*Brief*: The data below should be restated word for word, with every picture omitted.

*Data shown*:
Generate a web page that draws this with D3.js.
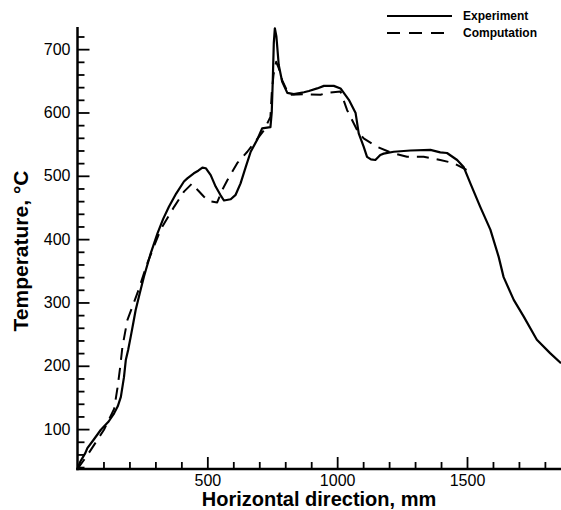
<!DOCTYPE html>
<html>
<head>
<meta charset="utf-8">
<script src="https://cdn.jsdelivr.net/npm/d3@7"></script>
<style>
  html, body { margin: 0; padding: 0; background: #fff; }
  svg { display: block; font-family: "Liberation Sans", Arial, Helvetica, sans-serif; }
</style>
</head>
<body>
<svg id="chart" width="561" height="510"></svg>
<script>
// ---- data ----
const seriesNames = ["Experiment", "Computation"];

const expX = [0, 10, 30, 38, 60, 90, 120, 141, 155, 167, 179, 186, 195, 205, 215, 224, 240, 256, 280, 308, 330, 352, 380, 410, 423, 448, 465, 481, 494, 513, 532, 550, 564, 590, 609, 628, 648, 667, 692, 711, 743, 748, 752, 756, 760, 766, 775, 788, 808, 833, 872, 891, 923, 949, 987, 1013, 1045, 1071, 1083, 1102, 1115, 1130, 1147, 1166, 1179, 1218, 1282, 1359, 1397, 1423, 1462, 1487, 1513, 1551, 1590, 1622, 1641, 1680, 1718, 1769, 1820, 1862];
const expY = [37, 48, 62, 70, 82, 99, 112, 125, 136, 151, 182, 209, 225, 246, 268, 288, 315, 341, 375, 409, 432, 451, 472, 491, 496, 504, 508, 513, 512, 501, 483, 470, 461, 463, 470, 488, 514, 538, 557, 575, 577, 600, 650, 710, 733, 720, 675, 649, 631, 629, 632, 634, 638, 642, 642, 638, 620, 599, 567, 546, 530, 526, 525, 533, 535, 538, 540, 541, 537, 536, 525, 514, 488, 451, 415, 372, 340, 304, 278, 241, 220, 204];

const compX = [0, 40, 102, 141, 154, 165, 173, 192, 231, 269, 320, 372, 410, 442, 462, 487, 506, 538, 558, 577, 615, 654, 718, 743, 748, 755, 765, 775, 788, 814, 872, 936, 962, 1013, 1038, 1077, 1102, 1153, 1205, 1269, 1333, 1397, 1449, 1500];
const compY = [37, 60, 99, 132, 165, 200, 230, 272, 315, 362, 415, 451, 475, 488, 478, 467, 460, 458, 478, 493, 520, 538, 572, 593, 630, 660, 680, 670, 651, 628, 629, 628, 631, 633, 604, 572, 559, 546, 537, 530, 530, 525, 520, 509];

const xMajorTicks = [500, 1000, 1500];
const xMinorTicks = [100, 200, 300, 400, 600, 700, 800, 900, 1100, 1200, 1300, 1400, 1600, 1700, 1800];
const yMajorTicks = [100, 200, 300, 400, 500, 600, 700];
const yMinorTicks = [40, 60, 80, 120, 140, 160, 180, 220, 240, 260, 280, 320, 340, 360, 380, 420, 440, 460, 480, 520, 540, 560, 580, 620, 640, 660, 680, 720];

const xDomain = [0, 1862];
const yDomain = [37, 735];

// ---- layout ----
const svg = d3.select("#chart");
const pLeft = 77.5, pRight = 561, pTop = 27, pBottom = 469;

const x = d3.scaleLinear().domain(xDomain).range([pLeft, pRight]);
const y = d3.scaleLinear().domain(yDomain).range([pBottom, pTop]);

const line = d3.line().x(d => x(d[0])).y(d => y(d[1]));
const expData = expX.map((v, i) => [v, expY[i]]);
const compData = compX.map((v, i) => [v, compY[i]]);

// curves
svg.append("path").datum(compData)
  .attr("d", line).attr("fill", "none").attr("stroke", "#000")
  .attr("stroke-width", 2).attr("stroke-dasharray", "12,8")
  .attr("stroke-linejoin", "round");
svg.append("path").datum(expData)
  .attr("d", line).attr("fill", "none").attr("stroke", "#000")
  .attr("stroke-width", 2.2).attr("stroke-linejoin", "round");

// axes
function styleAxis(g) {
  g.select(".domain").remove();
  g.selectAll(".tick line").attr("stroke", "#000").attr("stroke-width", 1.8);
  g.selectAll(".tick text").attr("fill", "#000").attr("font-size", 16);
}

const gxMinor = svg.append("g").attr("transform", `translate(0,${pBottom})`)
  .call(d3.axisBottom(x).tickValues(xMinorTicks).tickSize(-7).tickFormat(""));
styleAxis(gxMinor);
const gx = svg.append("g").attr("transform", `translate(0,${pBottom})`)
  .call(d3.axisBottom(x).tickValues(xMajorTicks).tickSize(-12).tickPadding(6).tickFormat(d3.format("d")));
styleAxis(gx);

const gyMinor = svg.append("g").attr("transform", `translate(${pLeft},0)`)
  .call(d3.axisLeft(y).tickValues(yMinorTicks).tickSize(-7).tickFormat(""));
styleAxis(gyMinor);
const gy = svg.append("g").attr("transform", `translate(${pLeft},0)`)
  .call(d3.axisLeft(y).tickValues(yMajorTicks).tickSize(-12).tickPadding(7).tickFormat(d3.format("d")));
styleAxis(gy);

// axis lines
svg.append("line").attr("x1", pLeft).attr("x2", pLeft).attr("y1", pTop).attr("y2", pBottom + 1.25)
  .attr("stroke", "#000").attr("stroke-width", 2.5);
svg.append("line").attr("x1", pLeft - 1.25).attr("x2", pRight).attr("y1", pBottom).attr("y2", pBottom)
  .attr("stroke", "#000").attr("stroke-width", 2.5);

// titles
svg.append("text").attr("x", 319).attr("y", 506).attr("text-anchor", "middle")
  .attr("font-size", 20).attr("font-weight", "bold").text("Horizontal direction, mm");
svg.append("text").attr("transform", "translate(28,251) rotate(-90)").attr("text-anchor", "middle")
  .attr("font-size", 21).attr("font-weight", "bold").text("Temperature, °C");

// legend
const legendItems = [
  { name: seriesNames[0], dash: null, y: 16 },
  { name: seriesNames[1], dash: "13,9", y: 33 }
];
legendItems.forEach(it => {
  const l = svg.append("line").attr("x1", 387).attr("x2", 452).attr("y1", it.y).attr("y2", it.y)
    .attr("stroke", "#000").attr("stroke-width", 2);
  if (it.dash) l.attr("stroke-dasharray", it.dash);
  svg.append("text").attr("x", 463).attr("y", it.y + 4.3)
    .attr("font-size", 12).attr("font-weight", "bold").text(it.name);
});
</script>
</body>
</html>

*Answer to the task*:
Generate a web page that draws this with D3.js.
<!DOCTYPE html>
<html>
<head>
<meta charset="utf-8">
<script src="https://cdn.jsdelivr.net/npm/d3@7"></script>
<style>
  html, body { margin: 0; padding: 0; background: #fff; }
  svg { display: block; font-family: "Liberation Sans", Arial, Helvetica, sans-serif; }
</style>
</head>
<body>
<svg id="chart" width="561" height="510"></svg>
<script>
// ---- data ----
const seriesNames = ["Experiment", "Computation"];

const expX = [0, 10, 30, 38, 60, 90, 120, 141, 155, 167, 179, 186, 195, 205, 215, 224, 240, 256, 280, 308, 330, 352, 380, 410, 423, 448, 465, 481, 494, 513, 532, 550, 564, 590, 609, 628, 648, 667, 692, 711, 743, 748, 752, 756, 760, 766, 775, 788, 808, 833, 872, 891, 923, 949, 987, 1013, 1045, 1071, 1083, 1102, 1115, 1130, 1147, 1166, 1179, 1218, 1282, 1359, 1397, 1423, 1462, 1487, 1513, 1551, 1590, 1622, 1641, 1680, 1718, 1769, 1820, 1862];
const expY = [37, 48, 62, 70, 82, 99, 112, 125, 136, 151, 182, 209, 225, 246, 268, 288, 315, 341, 375, 409, 432, 451, 472, 491, 496, 504, 508, 513, 512, 501, 483, 470, 461, 463, 470, 488, 514, 538, 557, 575, 577, 600, 650, 710, 733, 720, 675, 649, 631, 629, 632, 634, 638, 642, 642, 638, 620, 599, 567, 546, 530, 526, 525, 533, 535, 538, 540, 541, 537, 536, 525, 514, 488, 451, 415, 372, 340, 304, 278, 241, 220, 204];

const compX = [0, 40, 102, 141, 154, 165, 173, 192, 231, 269, 320, 372, 410, 442, 462, 487, 506, 538, 558, 577, 615, 654, 718, 743, 748, 755, 765, 775, 788, 814, 872, 936, 962, 1013, 1038, 1077, 1102, 1153, 1205, 1269, 1333, 1397, 1449, 1500];
const compY = [37, 60, 99, 132, 165, 200, 230, 272, 315, 362, 415, 451, 475, 488, 478, 467, 460, 458, 478, 493, 520, 538, 572, 593, 630, 660, 680, 670, 651, 628, 629, 628, 631, 633, 604, 572, 559, 546, 537, 530, 530, 525, 520, 509];

const xMajorTicks = [500, 1000, 1500];
const xMinorTicks = [100, 200, 300, 400, 600, 700, 800, 900, 1100, 1200, 1300, 1400, 1600, 1700, 1800];
const yMajorTicks = [100, 200, 300, 400, 500, 600, 700];
const yMinorTicks = [40, 60, 80, 120, 140, 160, 180, 220, 240, 260, 280, 320, 340, 360, 380, 420, 440, 460, 480, 520, 540, 560, 580, 620, 640, 660, 680, 720];

const xDomain = [0, 1862];
const yDomain = [37, 735];

// ---- layout ----
const svg = d3.select("#chart");
const pLeft = 77.5, pRight = 561, pTop = 27, pBottom = 469;

const x = d3.scaleLinear().domain(xDomain).range([pLeft, pRight]);
const y = d3.scaleLinear().domain(yDomain).range([pBottom, pTop]);

const line = d3.line().x(d => x(d[0])).y(d => y(d[1]));
const expData = expX.map((v, i) => [v, expY[i]]);
const compData = compX.map((v, i) => [v, compY[i]]);

// curves
svg.append("path").datum(compData)
  .attr("d", line).attr("fill", "none").attr("stroke", "#000")
  .attr("stroke-width", 2).attr("stroke-dasharray", "12,8")
  .attr("stroke-linejoin", "round");
svg.append("path").datum(expData)
  .attr("d", line).attr("fill", "none").attr("stroke", "#000")
  .attr("stroke-width", 2.2).attr("stroke-linejoin", "round");

// axes
function styleAxis(g) {
  g.select(".domain").remove();
  g.selectAll(".tick line").attr("stroke", "#000").attr("stroke-width", 1.8);
  g.selectAll(".tick text").attr("fill", "#000").attr("font-size", 16);
}

const gxMinor = svg.append("g").attr("transform", `translate(0,${pBottom})`)
  .call(d3.axisBottom(x).tickValues(xMinorTicks).tickSize(-7).tickFormat(""));
styleAxis(gxMinor);
const gx = svg.append("g").attr("transform", `translate(0,${pBottom})`)
  .call(d3.axisBottom(x).tickValues(xMajorTicks).tickSize(-12).tickPadding(6).tickFormat(d3.format("d")));
styleAxis(gx);

const gyMinor = svg.append("g").attr("transform", `translate(${pLeft},0)`)
  .call(d3.axisLeft(y).tickValues(yMinorTicks).tickSize(-7).tickFormat(""));
styleAxis(gyMinor);
const gy = svg.append("g").attr("transform", `translate(${pLeft},0)`)
  .call(d3.axisLeft(y).tickValues(yMajorTicks).tickSize(-12).tickPadding(7).tickFormat(d3.format("d")));
styleAxis(gy);

// axis lines
svg.append("line").attr("x1", pLeft).attr("x2", pLeft).attr("y1", pTop).attr("y2", pBottom + 1.25)
  .attr("stroke", "#000").attr("stroke-width", 2.5);
svg.append("line").attr("x1", pLeft - 1.25).attr("x2", pRight).attr("y1", pBottom).attr("y2", pBottom)
  .attr("stroke", "#000").attr("stroke-width", 2.5);

// titles
svg.append("text").attr("x", 319).attr("y", 506).attr("text-anchor", "middle")
  .attr("font-size", 20).attr("font-weight", "bold").text("Horizontal direction, mm");
svg.append("text").attr("transform", "translate(28,251) rotate(-90)").attr("text-anchor", "middle")
  .attr("font-size", 21).attr("font-weight", "bold").text("Temperature, °C");

// legend
const legendItems = [
  { name: seriesNames[0], dash: null, y: 16 },
  { name: seriesNames[1], dash: "13,9", y: 33 }
];
legendItems.forEach(it => {
  const l = svg.append("line").attr("x1", 387).attr("x2", 452).attr("y1", it.y).attr("y2", it.y)
    .attr("stroke", "#000").attr("stroke-width", 2);
  if (it.dash) l.attr("stroke-dasharray", it.dash);
  svg.append("text").attr("x", 463).attr("y", it.y + 4.3)
    .attr("font-size", 12).attr("font-weight", "bold").text(it.name);
});
</script>
</body>
</html>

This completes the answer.